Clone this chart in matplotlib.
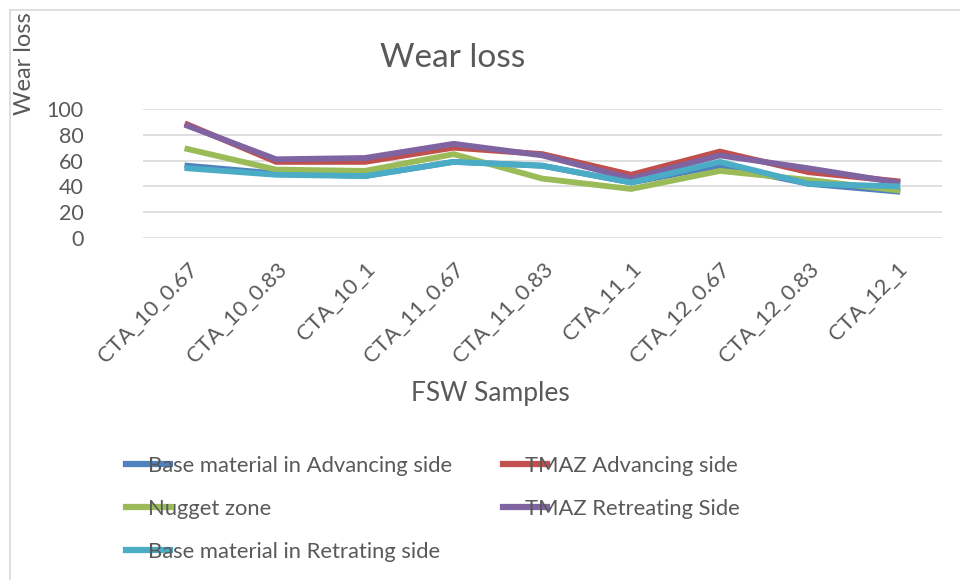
import matplotlib.pyplot as plt
from matplotlib.lines import Line2D

# ---- data ----
samples = ['CTA_10_0.67', 'CTA_10_0.83', 'CTA_10_1', 'CTA_11_0.67', 'CTA_11_0.83',
           'CTA_11_1', 'CTA_12_0.67', 'CTA_12_0.83', 'CTA_12_1']
yticks = [0, 20, 40, 60, 80, 100]

base_adv = [56, 50, 48, 59, 56, 43, 56, 42, 36]
tmaz_adv = [88, 59, 59, 70, 65, 49, 67, 51, 44]
nugget = [69, 53, 52, 65, 46, 38, 52, 45, 37]
tmaz_ret = [87, 61, 62, 73, 64, 46, 64, 54, 43]
base_ret = [54, 49, 48, 59, 56, 43, 59, 42, 40]

series = [
    ('Base material in Advancing side', base_adv, '#4F81BD'),
    ('TMAZ Advancing side', tmaz_adv, '#C0504D'),
    ('Nugget zone', nugget, '#9BBB59'),
    ('TMAZ Retreating Side', tmaz_ret, '#8064A2'),
    ('Base material in Retrating side', base_ret, '#4BACC6'),
]

TXT = '#595959'
plt.rcParams['font.family'] = ['Lato', 'DejaVu Sans']

fig = plt.figure(figsize=(9.6, 5.8), dpi=100)
ax = fig.add_axes([0.149, 0.5897, 0.832, 0.2224])

x = list(range(len(samples)))
for name, vals, col in series:
    ax.plot(x, vals, color=col, lw=4.2, solid_joinstyle='miter', label=name)

ax.set_xlim(-0.5, len(samples) - 0.5)
ax.set_ylim(0, 100)
ax.set_yticks(yticks)
ax.set_yticklabels([str(v) for v in yticks], fontsize=15.5, color=TXT)
ax.grid(axis='y', color='#D9D9D9', lw=1.2)
ax.set_axisbelow(True)
for s in ax.spines.values():
    s.set_visible(False)
ax.tick_params(axis='y', length=0, pad=43)
ax.tick_params(axis='x', length=0, pad=15)
ax.set_xticks(x)
ax.set_xticklabels(samples, rotation=45, ha='right', va='top',
                   rotation_mode='anchor', fontsize=15.8, color=TXT)
for lbl in ax.get_yticklabels():
    lbl.set_ha('right')

fig.text(0.472, 0.9, 'Wear loss', fontsize=24, color=TXT, ha='center', va='center')
fig.text(0.026, 0.89, 'Wear loss', fontsize=17, color=TXT, rotation=90,
         ha='center', va='center')
fig.text(0.511, 0.322, 'FSW Samples', fontsize=19, color=TXT, ha='center', va='center')

# legend, Excel style: line handle overlapping the start of the text
order = [0, 2, 4, 1, 3]
handles = [Line2D([], [], color=series[i][2], lw=4.5) for i in order]
labels = [series[i][0] for i in order]
leg = fig.legend(handles, labels, ncol=2, loc='upper left',
                 bbox_to_anchor=(0.12, 0.233), frameon=False, fontsize=15.8,
                 handlelength=2.0, handletextpad=-1.0, columnspacing=2.3,
                 labelspacing=1.05, labelcolor=TXT, borderpad=0)

# light chart border (top and left visible)
fig.add_artist(Line2D([0.0104, 1.0], [0.983, 0.983], transform=fig.transFigure,
                      color='#D9D9D9', lw=1.2))
fig.add_artist(Line2D([0.0104, 0.0104], [0.0, 0.983], transform=fig.transFigure,
                      color='#D9D9D9', lw=1.2))

fig.savefig('out.png', dpi=100, facecolor='white')
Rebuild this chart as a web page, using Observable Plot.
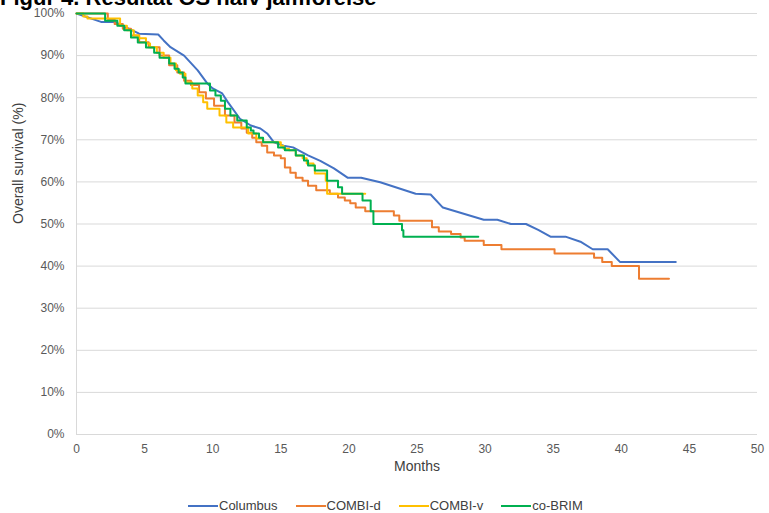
<!DOCTYPE html>
<html><head><meta charset="utf-8">
<script src="https://cdn.jsdelivr.net/npm/d3@7"></script>
<script src="https://cdn.jsdelivr.net/npm/@observablehq/plot@0.6"></script>
<style>
body{margin:0;background:#fff;font-family:"Liberation Sans",Arial,sans-serif;}
#wrap{position:relative;width:769px;height:513px;overflow:hidden;background:#fff;}
#chart{position:absolute;left:0;top:0;}
#title{position:absolute;left:0;top:-13px;font-size:22px;font-weight:bold;line-height:22px;white-space:nowrap;color:#000;}
#legend{position:absolute;left:188px;top:498px;display:flex;gap:18px;font-size:13px;color:#404040;line-height:16px;}
.item{display:flex;align-items:center;}
.sw{width:30px;height:2px;margin-right:1px;}
</style></head>
<body><div id="wrap"><div id="chart"></div><div id="title">Figur 4. Resultat OS naiv jämförelse</div><div id="legend"></div></div>
<script>
const seriesNames = ["Columbus", "COMBI-d", "COMBI-v", "co-BRIM"];
const seriesColors = ["#4472C4", "#ED7D31", "#FFC000", "#00B050"];
const xTicks = [0, 5, 10, 15, 20, 25, 30, 35, 40, 45, 50];
const yTicks = [0, 10, 20, 30, 40, 50, 60, 70, 80, 90, 100];

// [month, overall survival %]
const columbus = [[0,100],[1.8,98],[2.8,98],[4.6,95.2],[6,95],[6.4,93.6],[6.9,92],[7.9,90],[8.9,86.5],[9.6,83.4],[10,82.2],[10.7,81],[11.1,79],[12,75],[12.8,73.4],[13.5,72.7],[14,71.5],[14.5,69.4],[15.2,68.6],[15.9,68.2],[17,66.3],[17.9,65],[18.9,63.2],[19.9,61],[20.9,61],[22.3,59.9],[24.9,57.2],[26,57],[26.9,53.9],[29.9,51],[30.9,51],[31.9,50],[33,50],[33.9,48.6],[34.8,47],[35.9,47],[37,45.8],[37.9,44],[39,44],[39.9,41],[44,41]];
const combiD = [[0,100],[2.3,98.7],[2.8,97.5],[3.4,96.4],[4.0,94.8],[4.6,93.2],[5.3,92],[6.1,90],[6.8,87.7],[7.4,86],[7.9,84],[8.4,83],[9.0,81.3],[9.5,79.8],[10.1,78.1],[10.9,75.8],[11.6,74.1],[12.1,72.7],[12.5,71.7],[12.9,70.5],[13.2,69.4],[13.6,68.6],[14.0,67],[14.5,66.3],[15.0,65.6],[15.3,63.4],[15.7,62.2],[16.1,61],[16.6,60.3],[17.0,59.1],[17.6,58],[18.6,57.2],[19.2,56.3],[19.7,55.6],[20.1,54.9],[20.5,53.9],[21.2,53],[23.3,52],[23.7,50.8],[26.1,49.2],[26.6,48.2],[27.5,47.6],[28.2,46.8],[28.5,46],[29.9,45],[31.2,44],[35.1,43],[38.0,42],[38.6,41],[39.3,40],[41.3,37],[43.5,37]];
const combiV = [[0,100],[0.5,99.3],[0.8,98.8],[3.2,97.1],[3.7,96],[4.2,94.8],[4.6,94.1],[5.1,92.9],[5.4,92],[5.9,90.7],[6.4,89.5],[6.9,88.1],[7.3,86.5],[7.6,85.7],[8.0,83.6],[8.5,82.2],[8.9,80.5],[9.3,78.9],[9.6,77.4],[10.5,75.8],[11.0,74.1],[11.5,72.9],[12.6,71.5],[13.2,70.3],[13.7,69.4],[15.0,68.6],[15.2,67.9],[15.6,67.5],[16.1,66.3],[16.6,65.6],[16.9,64.4],[17.4,63.9],[17.5,62],[18.3,60.3],[18.4,57.2],[21.2,57.2]];
const coBrim = [[0,100],[2.1,98.3],[3.0,97.1],[3.5,96],[4.0,94.3],[4.5,93.1],[5.1,91.9],[5.7,90.7],[6.1,89.5],[6.8,88.1],[7.2,86.9],[7.5,86],[7.8,84.8],[8.0,83.4],[9.8,81.7],[10.2,80.5],[10.6,79.3],[10.9,77.4],[11.3,75.8],[11.8,74.6],[12.5,72.9],[12.8,72.2],[13.0,71.5],[13.4,70.5],[13.7,69.4],[14.8,68.2],[15.3,67.5],[16.1,66.3],[16.7,65.1],[17.0,63.9],[17.5,62.7],[18.4,60.3],[19.2,58.7],[19.5,57.2],[21.0,55.6],[21.6,53],[21.8,50],[23.9,48.5],[24.0,47],[29.5,47]];

const rows = (name, pts) => pts.map(([m, s]) => ({series: name, month: m, os: s}));
const lineOpts = {x: "month", y: "os", stroke: "series", strokeWidth: 2, strokeLinejoin: "round"};

const chart = Plot.plot({
  width: 769, height: 490,
  marginTop: 13, marginLeft: 76, marginRight: 12, marginBottom: 56,
  style: {fontFamily: "'Liberation Sans', Arial, sans-serif", fontSize: "12px", color: "#595959", background: "white", overflow: "visible"},
  x: {domain: [0, 50], ticks: xTicks, tickSize: 0, tickPadding: 10, label: null},
  y: {domain: [0, 100], ticks: yTicks, tickSize: 0, tickPadding: 12, tickFormat: d => d + "%", label: null},
  color: {domain: seriesNames, range: seriesColors},
  marks: [
    Plot.ruleY(yTicks, {stroke: "#d9d9d9", strokeWidth: 1}),
    Plot.ruleX([0], {stroke: "#d9d9d9", strokeWidth: 1}),
    Plot.line(rows(seriesNames[0], columbus), {...lineOpts, curve: "linear"}),
    Plot.line(rows(seriesNames[1], combiD), {...lineOpts, curve: "step-after"}),
    Plot.line(rows(seriesNames[2], combiV), {...lineOpts, curve: "step-after"}),
    Plot.line(rows(seriesNames[3], coBrim), {...lineOpts, curve: "step-after"}),
    Plot.text(["Months"], {text: d => d, frameAnchor: "bottom", dy: 36, fontSize: 14, fill: "#404040"}),
    Plot.text(["Overall survival (%)"], {text: d => d, frameAnchor: "left", rotate: -90, dx: -58, fontSize: 14, fill: "#404040"})
  ]
});
document.getElementById("chart").appendChild(chart);

const legend = document.getElementById("legend");
seriesNames.forEach((n, i) => {
  const it = document.createElement("div");
  it.className = "item";
  const sw = document.createElement("span");
  sw.className = "sw";
  sw.style.background = seriesColors[i];
  const tx = document.createElement("span");
  tx.textContent = n;
  it.appendChild(sw); it.appendChild(tx);
  legend.appendChild(it);
});
</script></body></html>
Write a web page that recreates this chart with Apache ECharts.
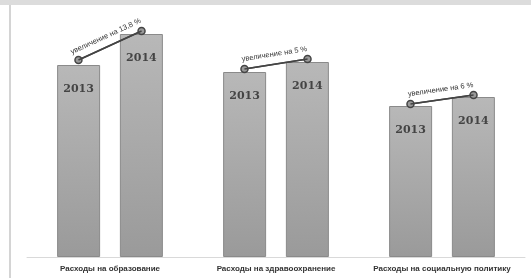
<!DOCTYPE html>
<html>
	<head>
		<meta charset="UTF-8">
		<title></title>
		<script src="https://cdn.jsdelivr.net/npm/echarts@6/dist/echarts.min.js"></script>
		<style>
			html, body { margin: 0; padding: 0; background: #fff; }
			#chart { width: 531px; height: 278px; }
		</style>
	</head>
	<body>
		<div id="chart"></div>
		<script>
			// 数据
			var categories = ['Расходы на образование', 'Расходы на здравоохранение', 'Расходы на социальную политику'];
			var years = ['2013', '2014'];
			var values2013 = [192, 185, 151];
			var values2014 = [223, 195, 160];
			// точки линии прироста (над вершинами столбиков)
			var growthFrom = [197, 188, 153];
			var growthTo = [226, 198, 162];
			var growthText = ['увеличение на 13,8 %', 'увеличение на 5 %', 'увеличение на 6 %'];

			var myChart = echarts.init(document.getElementById('chart'));

			// смещение центра столбика от центра категории (в долях категории)
			var shift = 0.19;

			var barStyle = {
				color: new echarts.graphic.LinearGradient(0, 0, 0, 1, [
					{offset: 0, color: '#b8b8b8'},
					{offset: 1, color: '#9a9a9a'}
				]),
				borderColor: '#8a8a8a',
				borderWidth: 1
			};
			var barLabel = {
				show: true,
				position: 'insideTop',
				distance: 19,
				formatter: '{a}',
				fontFamily: 'DejaVu Serif',
				fontWeight: 'bold',
				fontSize: 11,
				color: '#444'
			};

			var series = [{
				name: years[0],
				type: 'bar',
				barWidth: 43,
				barGap: '46%',
				data: values2013,
				itemStyle: barStyle,
				label: barLabel
			}, {
				name: years[1],
				type: 'bar',
				barWidth: 43,
				data: values2014,
				itemStyle: barStyle,
				label: barLabel
			}];

			for (var i = 0; i < categories.length; i++) {
				var p1 = [i + 0.5 - shift, growthFrom[i]];
				var p2 = [i + 0.5 + shift, growthTo[i]];
				series.push({
					type: 'line',
					xAxisIndex: 1,
					data: [p1, p2],
					symbol: 'circle',
					symbolSize: 7,
					z: 3,
					lineStyle: {color: '#444', width: 1.5},
					itemStyle: {color: '#999', borderColor: '#444', borderWidth: 1.5},
					silent: true,
					markLine: {
						silent: true,
						symbol: 'none',
						animation: false,
						lineStyle: {color: '#444', width: 1.5, type: 'solid'},
						label: {
							show: true,
							position: 'insideMiddleTop',
							distance: 6,
							formatter: growthText[i],
							fontFamily: 'Liberation Sans',
							fontSize: 7.5,
							color: '#333'
						},
						emphasis: {disabled: true},
						data: [[{coord: p1}, {coord: p2}]]
					}
				});
			}

			var option = {
				animation: false,
				backgroundColor: '#fff',
				graphic: [
					{type: 'rect', shape: {x: 0, y: 0, width: 531, height: 5}, style: {fill: '#dcdcdc'}},
					{type: 'line', shape: {x1: 10, y1: 5, x2: 10, y2: 278}, style: {stroke: '#d4d4d4', lineWidth: 2}}
				],
				grid: {left: 27, right: 6, top: 17, bottom: 21},
				xAxis: [{
					type: 'category',
					data: categories,
					axisLine: {lineStyle: {color: '#d9d9d9'}},
					axisTick: {show: false},
					axisLabel: {
						interval: 0,
						margin: 8,
						fontFamily: 'Liberation Sans',
						fontWeight: 'bold',
						fontSize: 8,
						color: '#333'
					}
				}, {
					type: 'value',
					min: 0,
					max: 3,
					show: false
				}],
				yAxis: {
					type: 'value',
					min: 0,
					max: 240,
					show: false
				},
				series: series
			};

			myChart.setOption(option);
		</script>
	</body>
</html>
━━━━━━━━━━━━━━━━━━━━
◆ WORK TO COMPLETE ◆
Print the data above verbatim from the first line through the line holding "lw=4.2, solid_joinstyle='miter', label=name)", leaving every picture out.

◆ RESPONSE TO THIS TASK ◆
Clone this chart in matplotlib.
import matplotlib.pyplot as plt
from matplotlib.lines import Line2D

# ---- data ----
samples = ['CTA_10_0.67', 'CTA_10_0.83', 'CTA_10_1', 'CTA_11_0.67', 'CTA_11_0.83',
           'CTA_11_1', 'CTA_12_0.67', 'CTA_12_0.83', 'CTA_12_1']
yticks = [0, 20, 40, 60, 80, 100]

base_adv = [56, 50, 48, 59, 56, 43, 56, 42, 36]
tmaz_adv = [88, 59, 59, 70, 65, 49, 67, 51, 44]
nugget = [69, 53, 52, 65, 46, 38, 52, 45, 37]
tmaz_ret = [87, 61, 62, 73, 64, 46, 64, 54, 43]
base_ret = [54, 49, 48, 59, 56, 43, 59, 42, 40]

series = [
    ('Base material in Advancing side', base_adv, '#4F81BD'),
    ('TMAZ Advancing side', tmaz_adv, '#C0504D'),
    ('Nugget zone', nugget, '#9BBB59'),
    ('TMAZ Retreating Side', tmaz_ret, '#8064A2'),
    ('Base material in Retrating side', base_ret, '#4BACC6'),
]

TXT = '#595959'
plt.rcParams['font.family'] = ['Lato', 'DejaVu Sans']

fig = plt.figure(figsize=(9.6, 5.8), dpi=100)
ax = fig.add_axes([0.149, 0.5897, 0.832, 0.2224])

x = list(range(len(samples)))
for name, vals, col in series:
    ax.plot(x, vals, color=col, lw=4.2, solid_joinstyle='miter', label=name)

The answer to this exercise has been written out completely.